2. China vs. the U.S.: It’s Just as Cheap to Make Goods in the U.S.A.: Getting something manufactured in Germany or Belgium or Italy will run you as much as 30% more than in the United States. But getting something manufactured in the United States may well cost you no more than getting it made in China, notes Harold L. Sirkin in Bloomberg Businessweek. “Many companies continue to make manufacturing investment decisions based on conditions a decade or more ago,” Sirkin writes. But “new data show there’s a competitive marketplace of manufacturing opportunities today, with high-cost and low-cost countries virtually everywhere.”

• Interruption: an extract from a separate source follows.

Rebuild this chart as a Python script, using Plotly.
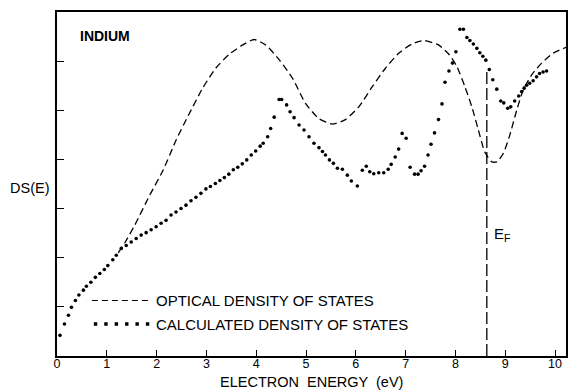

3. Managing Our Way to Prosperity: No Holy Grail: Competitive advantage is something you can hold on to for a little while if you’re lucky. But, according to Professor Rita Gunther McGrath, author of The End of Competitive Advantage, lots of organizations act like they can hold on to it forever. “One of the things I hear companies say all the time is that they are too busy to do strategy,” McGrath tells Forbes’ Steve Denning in an interview. “Of course, you can be really, really, really busy until you’re not.”
4. Dx Quote of the Week: Last week, when we asked readers what they’d say to a young person trying to figure out what sort of career and job to seek, David Talley had the following to say:
As dumb as it may seem, I would encourage any young person to do the exercises in the book What Color Is Your Parachute? or something similar. After 10 years in the corporate world I realized I needed to change direction. However, I had only a vague sense of where true north was. Doing the exercises in that book helped me realign myself and gave me hope while I was in a career fog. In the years since then I have referred to that document whenever I sensed the need to change direction or focus. Consequently, I have continued to grow and learn while keeping myself aligned with the values I identified as my core.